Originally posted by Ayoh What about the additional costs associated with stitching?
OK, let me redo my analysis with greater care. It is a while back I did it the last time ...
I am basically aware of two public sources:
#1
http://smithsonianchips.si.edu/ice/cd/CEICM/SECTION2.pdf (1997)
#2
IC Knowledge - Technology Trends
#1 contains a detailed break-down of 166MHz Pentium CPU cost, at that time one of the most complex chips around:
Defect density 1.2/cm^2 (DRAM was better at 0.5/cm^2), yield was 37%, wafer cost was $1890, function test yield was 70%, final cost per CPU was 112$, sales price per 1000 was 350$. That's $26000 revenue per wafer. At that time, DRAM was more like $3000 revenue per wafer cost of $1500, despite the same yield rate (larger die for 64MB).
Intel has a monopoly on the "Intel" processor and asks 3x the manufacturing costs as chip price. DRAM is more like 1.8x. Image sensors may be between 2x 1/2.3" and 2.5x (FF).
#2 suggests that the defect density today is between 0.005/cm^2 and 0.05/cm^2. Which is between 0.05 and 0.43 per FF chip. In my model, I use a value of ~0.33 per FF chip. Yield on FF should have improved dramatically over recent years. So, after functioning test, there should be at least 30 FF chips sold per 300mm wafer. With 2.5x ASP, a single FF sensor should sell to Nikon et al. at 1/12 cost per 300mm wafer. Let's be pessimistic and say 1/10 the cost.
(note: #2 contains an offline calculator for good units out, given defect density, die size and wafer size
->
http://www.icknowledge.com/misc_technology/die_calculator.xls )
#2 also suggests that die sizes slowly grow, a result of decreasing defect densities. By 2001 (outside the imaging market), dies became as large as an APSC sensor (Intel IA64 etc.). This explains, why 10 years ago, the imaging market was clipping at the APSC size and why Olympus who started early, selected an even smaller die size. But #2 suggests that 10 years later (the corner in their chart), "normal" die sizes should have reached ~1000 mm^2 (I need a source though, although more recent IA64 CPUs seem to almost as large as an FF die).
Wrt to stitching.
You're correct, many reticle machines or steppers don't support such large mask sizes (900 mm^2). However, I guess Sony invested into this and now has large enough reticles w/o need for stitching. Two reasons:
- they make 1/2 million FF sensors per year so it is a cost cutting investment.
- And the D800 chip is 35.9x24mm rather than 36x24 (like Canon who do stitching AFAIK). Looks like an optimization like the reticles their machines support are just a tad to small.
Still assuming stitching, the extra cost is small though. According to #1, cost for masks and reticles is only about 1% of overall cost, although growing faster than average. But the xtra cost due to stitching should remain below 10%, already covered by our 1/10 pessimistic estimate. BTW, #1 contains an estimate on R&D overhead as well: below 10% too.

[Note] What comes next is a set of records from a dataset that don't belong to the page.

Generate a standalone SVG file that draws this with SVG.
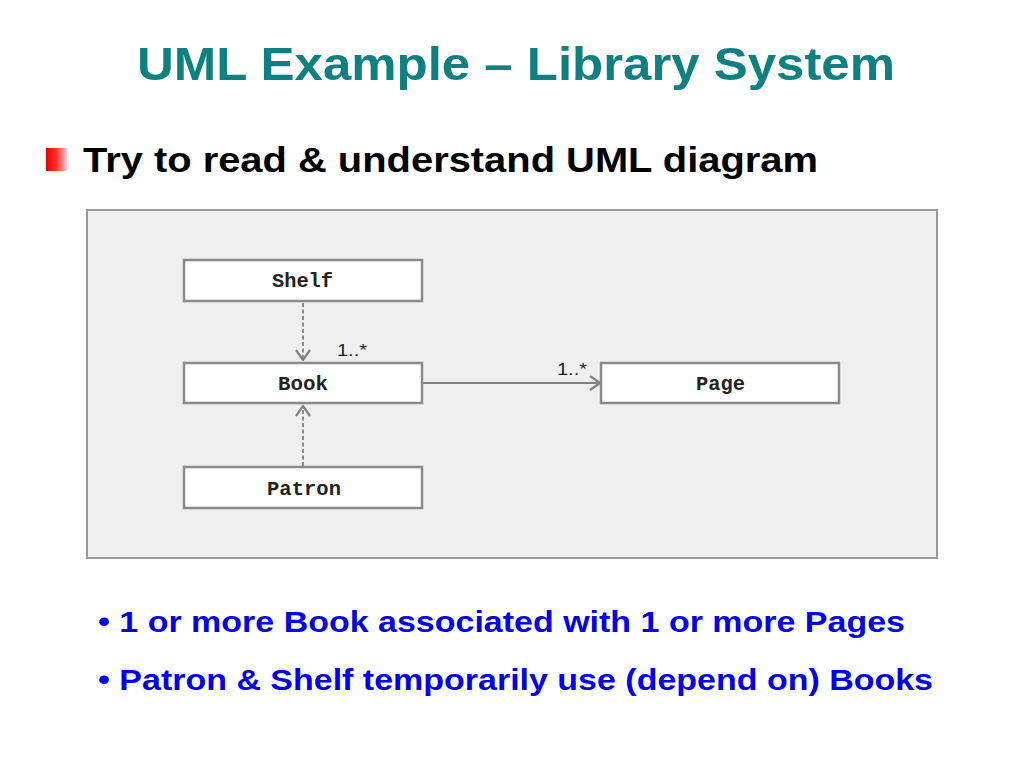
<svg xmlns="http://www.w3.org/2000/svg" width="1024" height="768" viewBox="0 0 1024 768">
<defs>
<linearGradient id="bulletGrad" x1="0" y1="0" x2="1" y2="0">
<stop offset="0" stop-color="#e60000"/>
<stop offset="0.5" stop-color="#ff3030"/>
<stop offset="1" stop-color="#ffc8c8"/>
</linearGradient>
<marker id="openArrow" viewBox="0 0 12 16" refX="11" refY="8" markerWidth="12" markerHeight="16" markerUnits="userSpaceOnUse" orient="auto">
<path d="M1,1 L11,8 L1,15" fill="none" stroke="#808080" stroke-width="2.2"/>
</marker>
</defs>
<style>
.title{font-family:"Liberation Sans",Arial,sans-serif;font-weight:bold;font-size:47px;fill:#0e8080}
.head{font-family:"Liberation Sans",Arial,sans-serif;font-weight:bold;font-size:35px;fill:#000}
.note{font-family:"Liberation Sans",Arial,sans-serif;font-weight:bold;font-size:30px;fill:#0000ee}
.box{fill:#fff;stroke:#8a8a8a;stroke-width:2.5}
.lbl{font-family:"Liberation Mono","Courier New",monospace;font-weight:bold;font-size:20px;fill:#222}
.mult{font-family:"Liberation Sans",Arial,sans-serif;font-size:16px;fill:#222}
.dep{fill:none;stroke:#8a8a8a;stroke-width:2;stroke-dasharray:4 2.5}
.assoc{fill:none;stroke:#808080;stroke-width:2}
</style>
<rect width="1024" height="768" fill="#fff"/>
<text class="title" x="137" y="80" textLength="758" lengthAdjust="spacingAndGlyphs">UML Example – Library System</text>
<rect x="46" y="148" width="21" height="23" fill="url(#bulletGrad)"/>
<text class="head" x="83" y="172" textLength="735" lengthAdjust="spacingAndGlyphs">Try to read &amp; understand UML diagram</text>
<rect x="87" y="210" width="850" height="348" fill="#efefef" stroke="#9a9a9a" stroke-width="2"/>
<g id="connectors">
<path class="dep" d="M303,303 L303,360" marker-end="url(#openArrow)"/>
<path class="dep" d="M303,466 L303,406" marker-end="url(#openArrow)"/>
<path class="assoc" d="M422,383 L600,383" marker-end="url(#openArrow)"/>
<text class="mult" x="337" y="356" textLength="30" lengthAdjust="spacingAndGlyphs">1..*</text>
<text class="mult" x="557" y="375" textLength="30" lengthAdjust="spacingAndGlyphs">1..*</text>
</g>
<g id="shelf">
<rect class="box" x="184" y="260" width="238" height="41"/>
<text class="lbl" x="272" y="287" textLength="61" lengthAdjust="spacingAndGlyphs">Shelf</text>
</g>
<g id="book">
<rect class="box" x="184" y="363" width="238" height="40"/>
<text class="lbl" x="278" y="390" textLength="50" lengthAdjust="spacingAndGlyphs">Book</text>
</g>
<g id="patron">
<rect class="box" x="184" y="467" width="238" height="41"/>
<text class="lbl" x="267" y="495" textLength="74" lengthAdjust="spacingAndGlyphs">Patron</text>
</g>
<g id="page">
<rect class="box" x="601" y="363" width="238" height="40"/>
<text class="lbl" x="696" y="390" textLength="49" lengthAdjust="spacingAndGlyphs">Page</text>
</g>
<text class="note" x="98" y="632" textLength="807" lengthAdjust="spacingAndGlyphs">• 1 or more Book associated with 1 or more Pages</text>
<text class="note" x="98" y="690" textLength="835" lengthAdjust="spacingAndGlyphs">• Patron &amp; Shelf temporarily use (depend on) Books</text>
</svg>
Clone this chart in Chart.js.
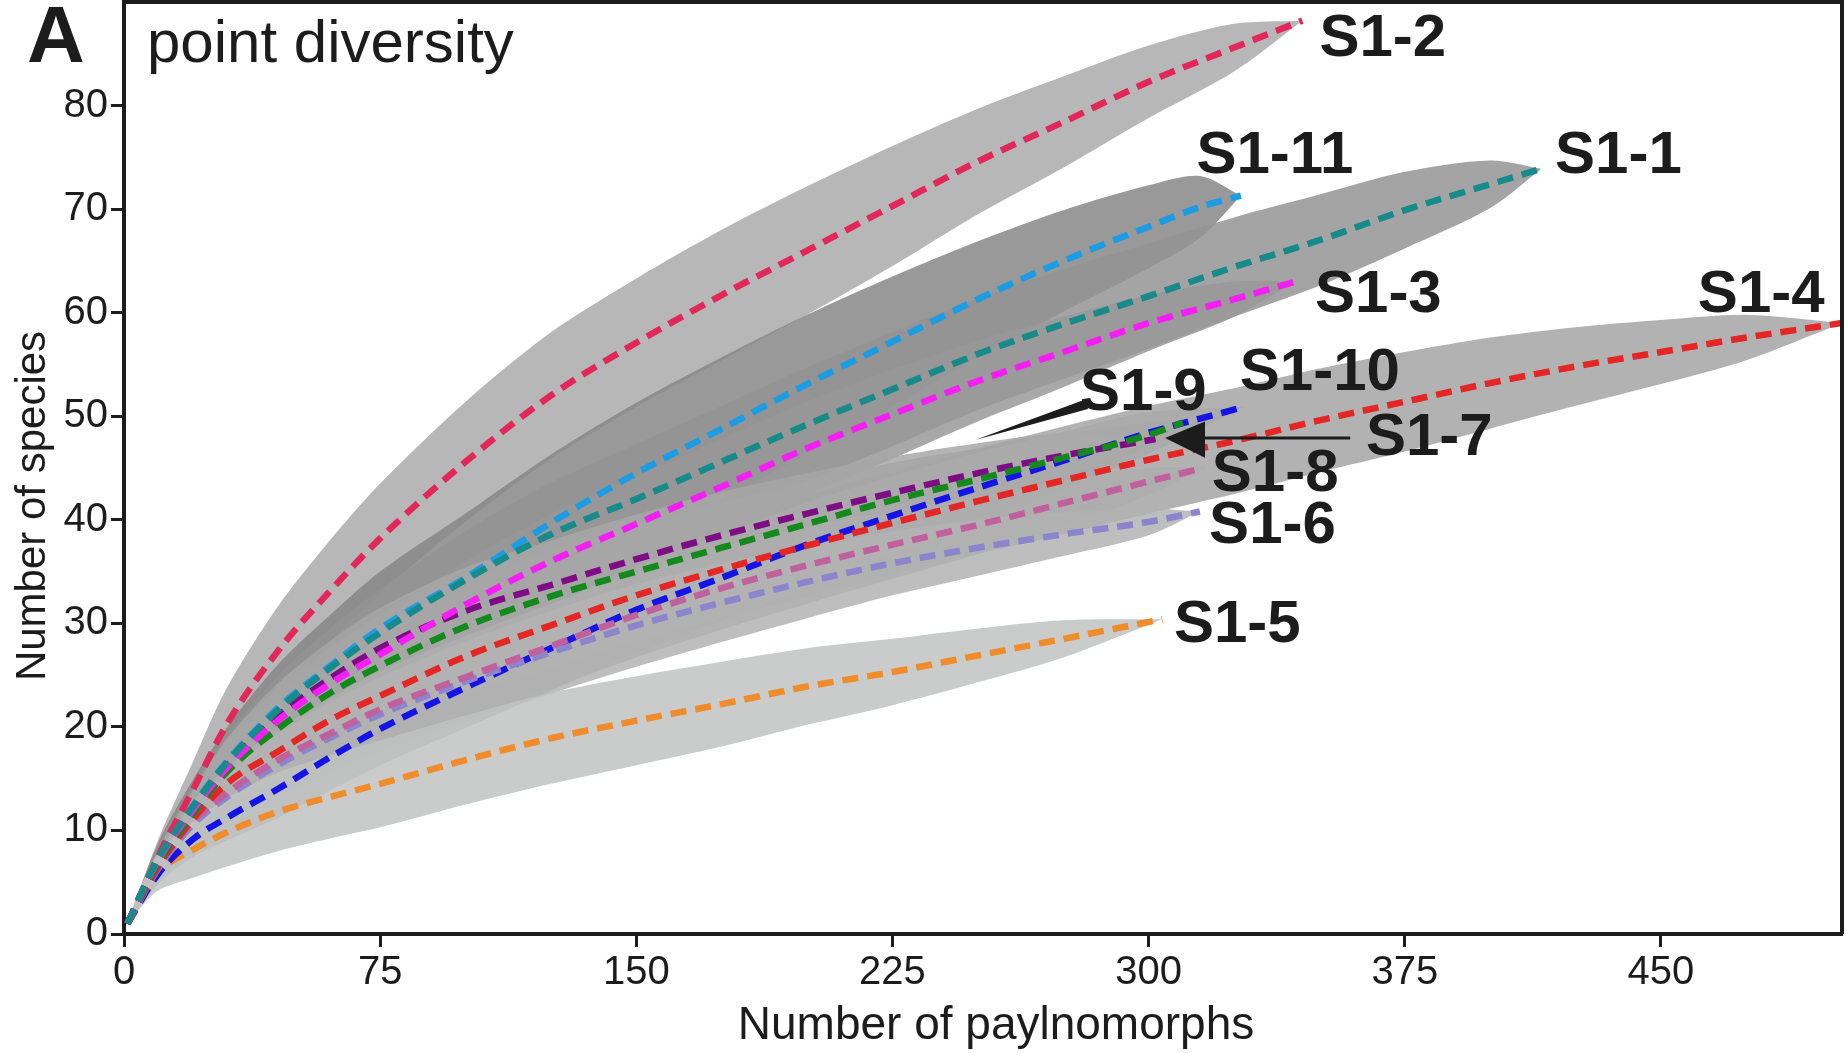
<!DOCTYPE html>
<html>
<head>
<meta charset="utf-8">
<title>point diversity</title>
<script src="https://cdn.jsdelivr.net/npm/chart.js@4.4.1/dist/chart.umd.min.js"></script>
<style>
  html, body { margin: 0; padding: 0; background: #fff; }
  canvas { display: block; }
</style>
</head>
<body>
<canvas id="chart" width="1846" height="1053"></canvas>
<script>
// rarefaction curves (x = paylnomorphs, y = species)
const x1 = [1, 10, 20, 30, 45, 60, 75, 100, 125, 150, 175, 200, 225, 250, 275, 300, 325, 350, 375, 400, 415];
const y1 = [1, 7.3, 12.2, 16.5, 21.6, 25.6, 29.1, 34.2, 38.6, 42.0, 45.6, 49.2, 52.6, 56.0, 58.9, 61.6, 64.4, 67.0, 69.9, 72.4, 73.9];
const h1 = [0, 1.2, 2.0, 2.6, 3.3, 3.8, 4.2, 4.7, 5.0, 5.3, 5.4, 5.5, 5.5, 5.4, 5.3, 5.1, 4.8, 4.4, 3.7, 2.3, 0];

const x2 = [1, 10, 20, 30, 45, 60, 75, 100, 125, 150, 175, 200, 225, 250, 275, 300, 325, 345];
const y2 = [1, 7.5, 13.8, 20.2, 27.3, 33.0, 38.2, 45.6, 52.0, 57.1, 61.7, 66.0, 70.3, 74.6, 78.4, 82.3, 85.6, 88.2];
const h2 = [0, 1.6, 2.7, 3.5, 4.3, 4.9, 5.3, 5.8, 6.1, 6.2, 6.3, 6.2, 5.8, 5.1, 4.4, 3.5, 2.3, 0];

const x3 = [1, 10, 20, 30, 45, 60, 75, 100, 125, 150, 175, 200, 225, 250, 275, 300, 325, 343];
const y3 = [1, 7.1, 11.9, 16.0, 20.6, 24.1, 27.0, 31.8, 36.0, 39.6, 43.2, 46.9, 50.2, 53.4, 56.2, 59.0, 61.3, 63.0];
const h3 = [0, 1.1, 1.9, 2.5, 3.1, 3.5, 3.8, 4.2, 4.5, 4.6, 4.6, 4.5, 4.3, 3.9, 3.4, 2.7, 1.7, 0];

const x4 = [1, 10, 20, 30, 45, 60, 75, 100, 125, 150, 175, 200, 225, 250, 275, 300, 325, 350, 375, 400, 425, 450, 475, 503];
const y4 = [1, 6.5, 11.0, 14.5, 17.6, 20.6, 23.0, 26.8, 29.8, 32.7, 35.2, 37.5, 39.7, 41.8, 43.8, 45.8, 47.6, 49.6, 51.4, 53.2, 54.8, 56.2, 57.6, 59.0];
const h4 = [0, 1.0, 1.6, 2.0, 2.5, 2.9, 3.2, 3.7, 4.1, 4.4, 4.7, 4.9, 5.0, 5.1, 5.2, 5.2, 5.1, 5.0, 4.8, 4.4, 3.8, 3.1, 2.2, 0];

const x5 = [1, 5, 10, 20, 30, 45, 60, 75, 100, 125, 150, 175, 200, 225, 250, 275, 304];
const y5 = [1, 3.6, 6.0, 8.1, 9.8, 11.8, 13.2, 14.5, 16.8, 18.9, 20.6, 22.2, 23.9, 25.3, 26.9, 28.5, 30.4];
const h5 = [0, 1.0, 1.8, 2.7, 3.3, 3.8, 4.0, 4.2, 4.3, 4.4, 4.3, 4.1, 3.7, 3.2, 2.6, 1.8, 0];

const x6 = [1, 10, 20, 30, 45, 60, 75, 100, 125, 150, 175, 200, 225, 250, 275, 300, 315];
const y6 = [1, 6.3, 10.5, 13.2, 16.3, 18.9, 21.2, 24.4, 27.2, 29.8, 32.0, 34.0, 35.8, 37.3, 38.6, 39.8, 40.8];
const h6 = [0, 1.2, 2.0, 2.5, 3.0, 3.4, 3.6, 3.9, 4.0, 4.0, 3.8, 3.5, 3.1, 2.7, 2.1, 1.3, 0];

const x7 = [1, 10, 20, 30, 45, 60, 75, 100, 125, 150, 175, 200, 225, 250, 275, 302];
const y7 = [1, 6.9, 11.8, 16.2, 21.0, 24.6, 27.6, 31.2, 33.7, 36.2, 38.5, 40.6, 42.6, 44.5, 46.2, 47.8];
const h7 = [0, 1.2, 2.0, 2.6, 3.2, 3.6, 3.9, 4.2, 4.3, 4.3, 4.2, 3.9, 3.5, 2.9, 2.1, 0];

const x8 = [1, 10, 20, 30, 45, 60, 75, 100, 125, 150, 175, 200, 225, 250, 275, 300, 316];
const y8 = [1, 6.5, 10.8, 13.6, 16.8, 19.3, 21.7, 24.8, 27.8, 30.8, 33.4, 35.6, 37.6, 39.5, 41.6, 43.7, 45.0];
const h8 = [0, 1.2, 2.0, 2.5, 3.0, 3.4, 3.7, 4.0, 4.1, 4.1, 4.0, 3.7, 3.3, 2.8, 2.2, 1.3, 0];

const x9 = [1, 10, 20, 30, 45, 60, 75, 100, 125, 150, 175, 200, 225, 250, 275, 300, 310];
const y9 = [1, 6.8, 11.5, 15.6, 19.8, 23.2, 25.9, 29.7, 32.6, 35.0, 37.3, 39.6, 41.9, 43.9, 46.0, 48.2, 49.4];
const h9 = [0, 1.2, 2.0, 2.6, 3.2, 3.6, 3.9, 4.2, 4.4, 4.4, 4.3, 4.0, 3.6, 3.0, 2.3, 1.2, 0];

const x10 = [1, 10, 20, 30, 45, 60, 75, 100, 125, 150, 175, 200, 225, 250, 275, 300, 328];
const y10 = [1, 5.8, 9.1, 11.2, 14.0, 17.0, 19.8, 23.8, 27.6, 31.3, 34.4, 37.6, 40.4, 43.1, 45.7, 48.4, 50.9];
const h10 = [0, 1.0, 1.7, 2.2, 2.8, 3.2, 3.5, 3.9, 4.1, 4.2, 4.2, 4.1, 3.8, 3.4, 2.8, 2.0, 0];

const x11 = [1, 10, 20, 30, 45, 60, 75, 100, 125, 150, 175, 200, 225, 250, 275, 300, 315, 327];
const y11 = [1, 7.3, 12.3, 16.6, 21.8, 25.8, 29.5, 34.4, 39.7, 44.5, 48.8, 53.1, 57.2, 61.3, 65.0, 68.3, 70.2, 71.3];
const h11 = [0, 1.5, 2.5, 3.3, 4.2, 4.9, 5.5, 6.2, 6.6, 6.8, 6.9, 6.7, 6.3, 5.6, 4.9, 4.0, 3.0, 0];

const xTicks = [0, 75, 150, 225, 300, 375, 450];
const yTicks = [0, 10, 20, 30, 40, 50, 60, 70, 80];

// name -> arrays
const curves = {
  "S1-1": [x1, y1, h1], "S1-2": [x2, y2, h2], "S1-3": [x3, y3, h3],
  "S1-4": [x4, y4, h4], "S1-5": [x5, y5, h5], "S1-6": [x6, y6, h6],
  "S1-7": [x7, y7, h7], "S1-8": [x8, y8, h8], "S1-9": [x9, y9, h9],
  "S1-10": [x10, y10, h10], "S1-11": [x11, y11, h11],
};

// styling
const lineColors = {
  "S1-1": "#178a8a", "S1-2": "#e2285a", "S1-3": "#f51ef5", "S1-4": "#e42624",
  "S1-5": "#f08c2a", "S1-6": "#8c84cc", "S1-7": "#7e0c84", "S1-8": "#c0609c",
  "S1-9": "#14891c", "S1-10": "#1414e6", "S1-11": "#1c9ce2",
};
const bandColors = {
  "S1-2": "rgba(170,170,170,0.85)", "S1-11": "rgba(135,135,135,0.85)",
  "S1-1": "rgba(148,148,148,0.85)", "S1-3": "rgba(153,153,153,0.85)",
  "S1-4": "rgba(165,165,165,0.85)", "S1-9": "rgba(164,164,164,0.85)",
  "S1-7": "rgba(167,167,167,0.85)", "S1-10": "rgba(170,170,170,0.85)",
  "S1-8": "rgba(174,174,174,0.85)", "S1-6": "rgba(179,179,179,0.85)",
  "S1-5": "rgba(191,195,194,0.85)",
};
// back to front
const bandOrder = ["S1-2", "S1-11", "S1-1", "S1-3", "S1-4", "S1-9", "S1-7", "S1-10", "S1-8", "S1-6", "S1-5"];
// top to bottom
const lineOrder = ["S1-1", "S1-2", "S1-3", "S1-9", "S1-7", "S1-4", "S1-8", "S1-6", "S1-10", "S1-11", "S1-5"];

// label anchors in data units (left edge, vertical centre)
const labelPos = {
  "S1-2": [350, 86.4], "S1-11": [314, 75.1], "S1-1": [419, 75.1],
  "S1-3": [348.7, 61.7], "S1-4": [460.8, 61.7], "S1-10": [326.7, 54.1],
  "S1-9": [279.9, 52.2], "S1-7": [363.6, 47.9], "S1-8": [318.5, 44.4],
  "S1-6": [317.7, 39.4], "S1-5": [307.4, 29.8],
};

const FONT = "'Liberation Sans', Arial, Helvetica, sans-serif";
const INK = "#1c1c1c";

function bandPoints(xs, ys, hs) {
  const up = xs.map((x, i) => ({ x: x, y: ys[i] + hs[i] }));
  const lo = xs.map((x, i) => ({ x: x, y: ys[i] - hs[i] })).reverse();
  return up.concat(lo);
}

const datasets = [];
lineOrder.forEach((name) => {
  const [xs, ys] = curves[name];
  datasets.push({
    label: name,
    data: xs.map((x, i) => ({ x: x, y: ys[i] })),
    borderColor: lineColors[name],
    borderWidth: 6.5,
    borderDash: [16, 9],
    pointRadius: 0,
    fill: false,
    cubicInterpolationMode: "monotone",
    order: 0,
  });
});
bandOrder.forEach((name, k) => {
  const [xs, ys, hs] = curves[name];
  datasets.push({
    label: name + " band",
    data: bandPoints(xs, ys, hs),
    borderColor: "rgba(0,0,0,0)",
    borderWidth: 0,
    backgroundColor: bandColors[name],
    pointRadius: 0,
    fill: "shape",
    tension: 0.3,
    order: bandOrder.length - k,
  });
});

const annotations = {
  id: "annotations",
  afterDraw(chart) {
    const { ctx, chartArea: a, scales } = chart;
    const px = (v) => scales.x.getPixelForValue(v);
    const py = (v) => scales.y.getPixelForValue(v);
    ctx.save();

    // frame: top and right edges
    ctx.strokeStyle = INK;
    ctx.lineWidth = 4;
    ctx.beginPath();
    ctx.moveTo(a.left - 2, a.top);
    ctx.lineTo(a.right, a.top);
    ctx.lineTo(a.right, a.bottom);
    ctx.stroke();

    // arrow to S1-7
    ctx.lineWidth = 3;
    ctx.beginPath();
    ctx.moveTo(px(359), py(47.9));
    ctx.lineTo(px(312), py(47.9));
    ctx.stroke();
    ctx.fillStyle = INK;
    ctx.beginPath();
    ctx.moveTo(px(304.8), py(47.9));
    ctx.lineTo(px(316.5), py(49.5));
    ctx.lineTo(px(316.5), py(46.0));
    ctx.closePath();
    ctx.fill();

    // thin pointer from S1-9
    ctx.beginPath();
    ctx.moveTo(px(282.2), py(51.7));
    ctx.lineTo(px(282.2), py(50.7));
    ctx.lineTo(px(249.2), py(47.7));
    ctx.closePath();
    ctx.fill();

    // series labels
    ctx.fillStyle = INK;
    ctx.textBaseline = "middle";
    ctx.textAlign = "left";
    ctx.font = "bold 60px " + FONT;
    Object.keys(labelPos).forEach((name) => {
      const [lx, ly] = labelPos[name];
      ctx.fillText(name, px(lx), py(ly));
    });

    // panel letter and title
    ctx.textBaseline = "alphabetic";
    ctx.font = "bold 80px " + FONT;
    ctx.fillText("A", 27, 62);
    ctx.font = "60px " + FONT;
    ctx.fillText("point diversity", 147, 62);

    // axis titles
    ctx.textAlign = "center";
    ctx.textBaseline = "middle";
    ctx.font = "46px " + FONT;
    ctx.fillText("Number of paylnomorphs", 996, 1026);
    ctx.save();
    ctx.translate(33, 506);
    ctx.rotate(-Math.PI / 2);
    ctx.font = "42px " + FONT;
    ctx.fillText("Number of species", 0, 0);
    ctx.restore();

    ctx.restore();
  },
};

new Chart(document.getElementById("chart").getContext("2d"), {
  type: "line",
  data: { datasets: datasets },
  options: {
    responsive: false,
    animation: false,
    devicePixelRatio: 1,
    layout: { padding: { left: 0, right: 4, top: 2, bottom: 0 } },
    plugins: { legend: { display: false }, tooltip: { enabled: false } },
    scales: {
      x: {
        type: "linear",
        min: 0,
        max: 503,
        afterBuildTicks: (s) => { s.ticks = xTicks.map((v) => ({ value: v })); },
        afterFit: (s) => { s.height = 119; s.paddingLeft = 0; s.paddingRight = 0; },
        grid: { drawOnChartArea: false, drawTicks: true, tickLength: 13, tickWidth: 3, tickColor: INK },
        border: { display: true, width: 4, color: INK },
        ticks: { font: { family: FONT, size: 40 }, color: INK, padding: 2, maxRotation: 0, autoSkip: false },
      },
      y: {
        type: "linear",
        min: 0,
        max: 90,
        afterBuildTicks: (s) => { s.ticks = yTicks.map((v) => ({ value: v })); },
        afterFit: (s) => { s.width = 124; s.paddingTop = 0; s.paddingBottom = 0; },
        grid: { drawOnChartArea: false, drawTicks: true, tickLength: 13, tickWidth: 3, tickColor: INK },
        border: { display: true, width: 4, color: INK },
        ticks: { font: { family: FONT, size: 40 }, color: INK, padding: 3 },
      },
    },
  },
  plugins: [annotations],
});
</script>
</body>
</html>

So, it all boils down to the cost of a wafer.
I only found this hidden link in the open net, most studies are very expensive to purchase.
#3
http://www.icknowledge.com/economics/A%20Simulation%20Study%20of%20450mm%20W...vision%201.pdf
It is recent (2008) and studies 450mm wafers, thereby exhibiting the 2008 cost of 300mm wafers: 1936$.
Even assuming image sensors need a more expensive process, I think $3000 / 300mm wafer by 2012 is a fair cost estimate.
According to the reasoning above, this translates to an average sale price
ASP per FF chip of $300.
In my previous post, I said $500 and that may be what Sony asks external customers when using column-parallel A/D technology. But that's about it.
Still no cost driver when it comes to understand why not all cameras are FF when they were APSC back in the early days.
Last edited by falconeye; 03-03-2012 at 06:14 AM.